> **SUPPLIED DATA**

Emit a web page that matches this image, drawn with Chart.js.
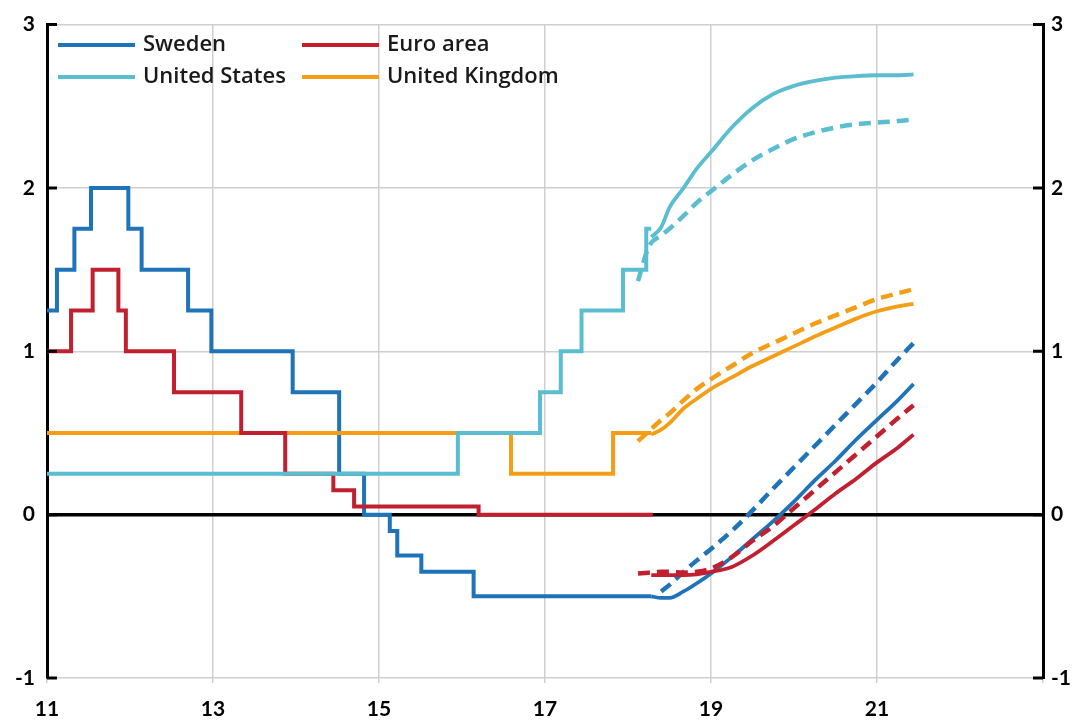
<!DOCTYPE html>
<html>
<head>
<meta charset="utf-8">
<script src="https://cdn.jsdelivr.net/npm/chart.js@4"></script>
<style>
  html, body { margin: 0; padding: 0; background: #fff; }
  #wrap { width: 1080px; height: 724px; position: relative; }
</style>
</head>
<body>
<div id="wrap"><canvas id="rateChart"></canvas></div>
<script>
// Policy rates, per cent (x = year, 11 = 2011)

// Actual outcomes (step changes)
const swedenDates = [11, 11.12, 11.33, 11.53, 11.98, 12.14, 12.70, 12.98, 13.96, 14.52, 14.82, 15.13, 15.22, 15.51, 16.14, 18.28];
const swedenRates = [1.25, 1.5, 1.75, 2.0, 1.75, 1.5, 1.25, 1.0, 0.75, 0.25, 0, -0.1, -0.25, -0.35, -0.5, -0.5];

const euroDates = [11, 11.29, 11.55, 11.86, 11.95, 12.53, 13.34, 13.87, 14.45, 14.70, 16.20, 18.30];
const euroRates = [1.0, 1.25, 1.5, 1.25, 1.0, 0.75, 0.5, 0.25, 0.15, 0.05, 0, 0];

const usDates = [11, 15.95, 16.94, 17.19, 17.44, 17.94, 18.22, 18.28];
const usRates = [0.25, 0.5, 0.75, 1.0, 1.25, 1.5, 1.75, 1.75];

const ukDates = [11, 16.59, 17.82, 18.28];
const ukRates = [0.5, 0.25, 0.5, 0.5];

// Forward rates, latest (solid)
const newFcDates = [18.28, 18.4, 18.5, 18.67, 18.83, 19.0, 19.25, 19.5, 19.75, 20.0, 20.25, 20.5, 20.75, 21.0, 21.25, 21.44];
const swedenNew = [-0.50, -0.51, -0.51, -0.47, -0.42, -0.36, -0.26, -0.15, -0.04, 0.08, 0.21, 0.33, 0.46, 0.58, 0.70, 0.80];
const euroNew = [-0.37, -0.37, -0.37, -0.37, -0.365, -0.35, -0.32, -0.25, -0.16, -0.065, 0.03, 0.13, 0.22, 0.32, 0.41, 0.49];
const usNew = [1.70, 1.76, 1.88, 2.0, 2.12, 2.22, 2.37, 2.49, 2.575, 2.625, 2.655, 2.675, 2.685, 2.69, 2.69, 2.695];
const ukNew = [0.49, 0.52, 0.56, 0.65, 0.71, 0.77, 0.84, 0.91, 0.97, 1.03, 1.09, 1.145, 1.20, 1.245, 1.275, 1.29];

// Forward rates, earlier (dashed)
const oldFcDates = [18.12, 18.25, 18.4, 18.5, 18.67, 18.83, 19.0, 19.25, 19.5, 19.75, 20.0, 20.25, 20.5, 20.75, 21.0, 21.25, 21.44];
const swedenOld = [null, null, -0.47, -0.43, -0.35, -0.28, -0.21, -0.10, 0.026, 0.16, 0.29, 0.42, 0.55, 0.68, 0.81, 0.95, 1.05];
const euroOld = [-0.36, -0.355, -0.35, -0.35, -0.355, -0.35, -0.33, -0.26, -0.16, -0.07, 0.04, 0.15, 0.26, 0.37, 0.48, 0.59, 0.67];
const usOld = [1.43, 1.64, 1.71, 1.75, 1.83, 1.91, 1.98, 2.08, 2.17, 2.24, 2.30, 2.34, 2.37, 2.39, 2.40, 2.41, 2.42];
const ukOld = [0.45, 0.51, 0.58, 0.62, 0.70, 0.77, 0.83, 0.91, 0.99, 1.05, 1.11, 1.17, 1.22, 1.27, 1.32, 1.355, 1.38];

// Axis ticks
const xTicks = [11, 13, 15, 17, 19, 21];
const yTicks = [-1, 0, 1, 2, 3];

const legendNames = ['Sweden', 'Euro area', 'United States', 'United Kingdom'];

const BLUE = '#1f73b9';
const RED = '#c0202f';
const LIGHT = '#5bbdd0';
const ORANGE = '#f49d16';

const pts = (xs, ys) => xs.map((x, i) => ({ x: x, y: ys[i] }));

function stepSet(xs, ys, color) {
    return { data: pts(xs, ys), borderColor: color, borderWidth: 4, stepped: true, pointRadius: 0, fill: false };
}
function fcSet(xs, ys, color, dashed) {
    return {
        data: pts(xs, ys), borderColor: color, borderWidth: dashed ? 4.5 : 3.8,
        borderDash: dashed ? [12, 7] : [], cubicInterpolationMode: 'monotone',
        pointRadius: 0, fill: false, spanGaps: false
    };
}

// legend drawn inside the plot, two columns
const legendPlugin = {
    id: 'innerLegend',
    afterDatasetsDraw(chart) {
        const ctx = chart.ctx;
        const items = [
            { name: legendNames[0], color: BLUE, x: 58, y: 45 },
            { name: legendNames[1], color: RED, x: 302, y: 45 },
            { name: legendNames[2], color: LIGHT, x: 58, y: 77 },
            { name: legendNames[3], color: ORANGE, x: 302, y: 77 }
        ];
        ctx.save();
        ctx.font = '600 22px "Open Sans"';
        ctx.textBaseline = 'middle';
        items.forEach(it => {
            ctx.strokeStyle = it.color;
            ctx.lineWidth = 4;
            ctx.beginPath();
            ctx.moveTo(it.x, it.y);
            ctx.lineTo(it.x + 77, it.y);
            ctx.stroke();
            ctx.fillStyle = '#1a1a1a';
            ctx.fillText(it.name, it.x + 85, it.y);
        });
        ctx.restore();
    }
};

// short black ticks pointing into the plot on both y axes
const innerTicks = {
    id: 'innerTicks',
    afterDraw(chart) {
        const ctx = chart.ctx;
        const area = chart.chartArea;
        const y = chart.scales.y;
        ctx.save();
        ctx.strokeStyle = '#000';
        ctx.lineWidth = 3;
        yTicks.forEach(v => {
            const py = y.getPixelForValue(v);
            ctx.beginPath();
            ctx.moveTo(area.left, py);
            ctx.lineTo(area.left + 10, py);
            ctx.moveTo(area.right - 10, py);
            ctx.lineTo(area.right, py);
            ctx.stroke();
        });
        ctx.restore();
    }
};

const tickFont = { family: 'Lato', size: 21, weight: 'bold' };

// draw order: later datasets end up on top
new Chart(document.getElementById('rateChart'), {
    type: 'line',
    data: {
        datasets: [
            stepSet(usDates, usRates, LIGHT),
            stepSet(euroDates, euroRates, RED),
            stepSet(ukDates, ukRates, ORANGE),
            stepSet(swedenDates, swedenRates, BLUE),
            fcSet(oldFcDates, usOld, LIGHT, true),
            fcSet(newFcDates, usNew, LIGHT, false),
            fcSet(oldFcDates, ukOld, ORANGE, true),
            fcSet(newFcDates, ukNew, ORANGE, false),
            fcSet(oldFcDates, euroOld, RED, true),
            fcSet(newFcDates, euroNew, RED, false),
            fcSet(oldFcDates, swedenOld, BLUE, true),
            fcSet(newFcDates, swedenNew, BLUE, false)
        ]
    },
    options: {
        responsive: true,
        maintainAspectRatio: false,
        animation: false,
        layout: { padding: { top: 22, left: 0, right: 0, bottom: 0 } },
        plugins: {
            legend: { display: false },
            tooltip: { enabled: false }
        },
        scales: {
            x: {
                type: 'linear',
                min: 11,
                max: 23,
                afterBuildTicks: scale => {
                    scale.ticks = xTicks.concat([23]).map(v => ({ value: v }));
                },
                ticks: {
                    color: '#000',
                    font: tickFont,
                    padding: 14,
                    maxRotation: 0,
                    callback: v => (v === 23 ? '' : v)
                },
                grid: { color: '#cfcfcf', lineWidth: 1.5, tickLength: 5, tickColor: '#cfcfcf' },
                border: { display: false },
                afterFit: scale => { scale.height = 46; }
            },
            y: {
                position: 'left',
                min: -1,
                max: 3,
                afterBuildTicks: scale => {
                    scale.ticks = yTicks.map(v => ({ value: v }));
                },
                ticks: { color: '#000', font: tickFont, padding: 12 },
                grid: {
                    drawTicks: false,
                    color: c => (c.tick && c.tick.value === 0 ? '#000' : '#cfcfcf'),
                    lineWidth: c => (c.tick && c.tick.value === 0 ? 3.5 : 1.5)
                },
                border: { display: true, color: '#000', width: 3 },
                afterFit: scale => { scale.width = 47; }
            },
            y2: {
                position: 'right',
                min: -1,
                max: 3,
                afterBuildTicks: scale => {
                    scale.ticks = yTicks.map(v => ({ value: v }));
                },
                ticks: { color: '#000', font: tickFont, padding: 8 },
                grid: { drawOnChartArea: false, drawTicks: false },
                border: { display: true, color: '#000', width: 3 },
                afterFit: scale => { scale.width = 37; }
            }
        }
    },
    plugins: [legendPlugin, innerTicks]
});
</script>
</body>
</html>
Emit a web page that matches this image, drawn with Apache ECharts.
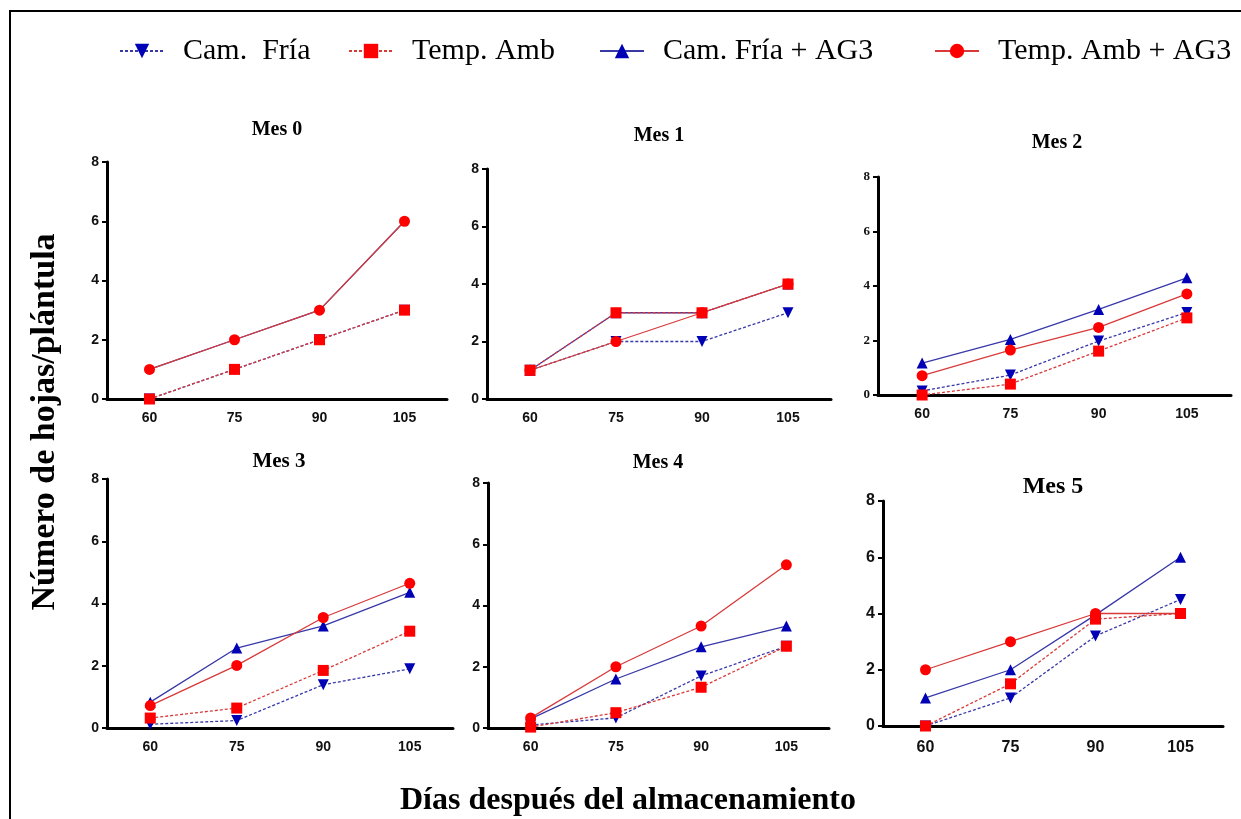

> **DO THIS**
Repeat exactly the lines from the first line of the records above through the line containing "const ukRates = [0.5, 0.25, 0.5, 0.5];", both included. Leave out the pictures.

> **THE SOLUTION**
Emit a web page that matches this image, drawn with Chart.js.
<!DOCTYPE html>
<html>
<head>
<meta charset="utf-8">
<script src="https://cdn.jsdelivr.net/npm/chart.js@4"></script>
<style>
  html, body { margin: 0; padding: 0; background: #fff; }
  #wrap { width: 1080px; height: 724px; position: relative; }
</style>
</head>
<body>
<div id="wrap"><canvas id="rateChart"></canvas></div>
<script>
// Policy rates, per cent (x = year, 11 = 2011)

// Actual outcomes (step changes)
const swedenDates = [11, 11.12, 11.33, 11.53, 11.98, 12.14, 12.70, 12.98, 13.96, 14.52, 14.82, 15.13, 15.22, 15.51, 16.14, 18.28];
const swedenRates = [1.25, 1.5, 1.75, 2.0, 1.75, 1.5, 1.25, 1.0, 0.75, 0.25, 0, -0.1, -0.25, -0.35, -0.5, -0.5];

const euroDates = [11, 11.29, 11.55, 11.86, 11.95, 12.53, 13.34, 13.87, 14.45, 14.70, 16.20, 18.30];
const euroRates = [1.0, 1.25, 1.5, 1.25, 1.0, 0.75, 0.5, 0.25, 0.15, 0.05, 0, 0];

const usDates = [11, 15.95, 16.94, 17.19, 17.44, 17.94, 18.22, 18.28];
const usRates = [0.25, 0.5, 0.75, 1.0, 1.25, 1.5, 1.75, 1.75];

const ukDates = [11, 16.59, 17.82, 18.28];
const ukRates = [0.5, 0.25, 0.5, 0.5];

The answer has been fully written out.